Ok, so I loved the Mirror’s Edge games, but the small genre of first person platformers is really rare. I read this review today, and this sounds amazing.
Check out this gif they have in the review:
Honestly, I’ve never gone from never having heard of a game to being excited to play it this fast before.
Yeah, I was really interested in this based on theme and dev-stated inspirations of Titanfall 2 wallrunning (and perhaps Mirrors Edge).
Then I started seeing reviews mention the insane number of deaths. RPS noted:
Elite cyber ninja? I died 1423 times in Ghostrunner. Over a seven hour campaign that roughly works out at three deaths a minute.
No thanks. Not right now. I am not interested in that punishing of a game in this week of high pre-election anxiety. Maybe at a different time, but I don’t feel in any rush.
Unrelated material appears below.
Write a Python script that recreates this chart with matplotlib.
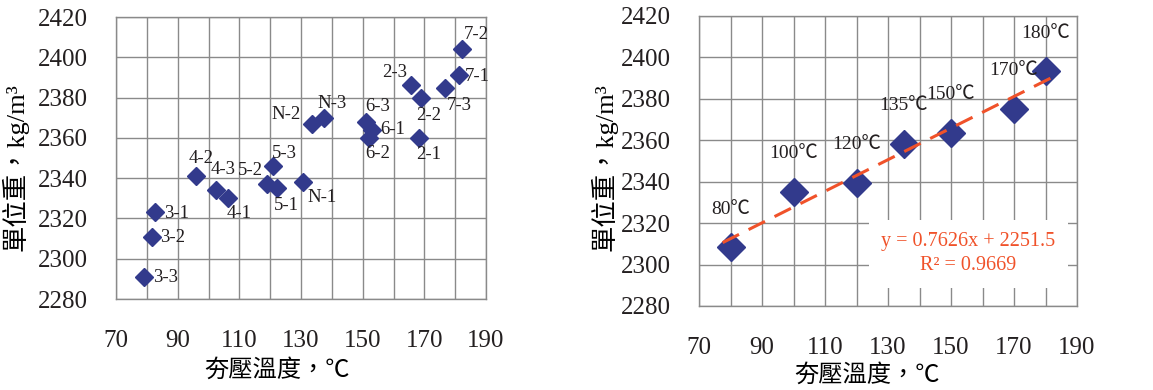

To be particular, it sounds like many modern platformers where the punishment is minimal because you restart quickly at a reasonable checkpoint. It still sounds pretty rough though.
There’s a demo on Steam so you can at least check it out to see if the difficulty is too much. It’s weird, I hate ultra-difficulty in Souls-likes or bullet hell shooters, but I’m fine with it in something like Trials. I suspect this will play closer to the latter, but it really needs to have instant restart if so.
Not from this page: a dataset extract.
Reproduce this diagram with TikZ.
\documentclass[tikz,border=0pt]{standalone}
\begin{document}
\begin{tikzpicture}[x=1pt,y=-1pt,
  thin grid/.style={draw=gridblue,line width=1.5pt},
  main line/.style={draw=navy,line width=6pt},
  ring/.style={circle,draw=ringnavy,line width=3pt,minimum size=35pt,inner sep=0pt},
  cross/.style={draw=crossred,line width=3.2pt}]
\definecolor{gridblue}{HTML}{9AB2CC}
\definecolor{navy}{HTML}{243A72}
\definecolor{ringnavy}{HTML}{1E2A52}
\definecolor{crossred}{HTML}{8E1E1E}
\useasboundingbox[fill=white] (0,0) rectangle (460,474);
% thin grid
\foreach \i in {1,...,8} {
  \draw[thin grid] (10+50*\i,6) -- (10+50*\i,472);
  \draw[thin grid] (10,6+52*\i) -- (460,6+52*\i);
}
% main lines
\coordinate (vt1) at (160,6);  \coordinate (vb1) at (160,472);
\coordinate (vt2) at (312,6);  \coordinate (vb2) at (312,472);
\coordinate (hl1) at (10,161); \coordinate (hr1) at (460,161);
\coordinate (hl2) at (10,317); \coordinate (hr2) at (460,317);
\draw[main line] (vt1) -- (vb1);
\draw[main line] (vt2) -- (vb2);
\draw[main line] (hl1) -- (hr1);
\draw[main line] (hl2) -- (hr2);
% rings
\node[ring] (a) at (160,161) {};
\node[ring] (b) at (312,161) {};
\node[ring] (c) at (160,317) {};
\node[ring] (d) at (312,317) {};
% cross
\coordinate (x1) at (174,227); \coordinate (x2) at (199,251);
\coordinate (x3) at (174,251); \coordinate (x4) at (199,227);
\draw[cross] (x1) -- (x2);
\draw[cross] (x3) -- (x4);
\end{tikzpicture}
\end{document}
By the time I got to the end of the demo I was doing pretty well staying alive. You need to use cover (quickly) and make liberal use of the slow time ability that lets you dodge bullets.
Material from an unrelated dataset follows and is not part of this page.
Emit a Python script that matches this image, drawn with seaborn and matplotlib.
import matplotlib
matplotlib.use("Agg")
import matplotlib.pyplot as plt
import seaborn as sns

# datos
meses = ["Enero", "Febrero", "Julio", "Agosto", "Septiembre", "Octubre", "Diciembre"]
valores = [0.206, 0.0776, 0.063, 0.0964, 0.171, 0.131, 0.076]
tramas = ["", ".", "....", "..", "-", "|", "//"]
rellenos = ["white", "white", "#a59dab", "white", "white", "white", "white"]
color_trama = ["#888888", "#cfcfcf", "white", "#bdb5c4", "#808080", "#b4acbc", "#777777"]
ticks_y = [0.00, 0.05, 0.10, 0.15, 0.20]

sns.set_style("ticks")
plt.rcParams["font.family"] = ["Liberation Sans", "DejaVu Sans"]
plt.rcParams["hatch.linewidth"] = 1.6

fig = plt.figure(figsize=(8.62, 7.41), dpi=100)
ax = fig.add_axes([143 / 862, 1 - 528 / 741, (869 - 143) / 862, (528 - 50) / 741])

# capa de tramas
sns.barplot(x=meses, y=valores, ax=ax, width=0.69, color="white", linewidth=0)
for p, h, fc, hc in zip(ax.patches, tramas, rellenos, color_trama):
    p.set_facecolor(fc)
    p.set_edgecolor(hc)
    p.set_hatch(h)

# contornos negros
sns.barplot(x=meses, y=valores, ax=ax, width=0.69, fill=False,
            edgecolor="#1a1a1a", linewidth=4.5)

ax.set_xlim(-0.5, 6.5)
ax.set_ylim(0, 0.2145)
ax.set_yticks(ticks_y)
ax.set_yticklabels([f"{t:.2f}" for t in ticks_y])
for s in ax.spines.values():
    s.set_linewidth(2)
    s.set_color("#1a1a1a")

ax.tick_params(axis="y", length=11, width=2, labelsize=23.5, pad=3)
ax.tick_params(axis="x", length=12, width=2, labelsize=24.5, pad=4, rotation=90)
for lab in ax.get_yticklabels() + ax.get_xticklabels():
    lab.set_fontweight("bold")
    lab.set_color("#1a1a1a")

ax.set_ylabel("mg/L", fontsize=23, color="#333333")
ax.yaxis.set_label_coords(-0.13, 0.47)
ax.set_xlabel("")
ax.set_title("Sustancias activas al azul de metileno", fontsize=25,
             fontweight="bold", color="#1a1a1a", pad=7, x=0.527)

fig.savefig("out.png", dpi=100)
Hmmm. I like the parkour, but I really don’t like the combat. Most of the time I have no idea why I did or did not die, and what to do to improve. I don’t know why people making these games think that what they need is more combat.
Ghostrunner is a game about the joy of movement, and I love how it never loses sight of that. You’re a cyborg ninja and your weapons are speed and agility; everything you do, and everything the game throws at you, revolves around it. There are many enemies and boss encounters and special abilities, but they all centre on the fundamental idea of momentum.
It’s a relief. I worried Ghostrunner would do a Mirror’s Edge and get bogged down in combat, but it doesn’t. Polish developer One More Level understood why the Ghostrunner demo worked earlier this year, and stuck with it. Do one thing and do it well.
That makes me hopeful, but obviously I need to try it for myself.
I decided to give the demo another shot and made it through the first level with only a couple deaths. I think I was a bit hungover the first time I tried it. So the moral of the story is not to play while impaired.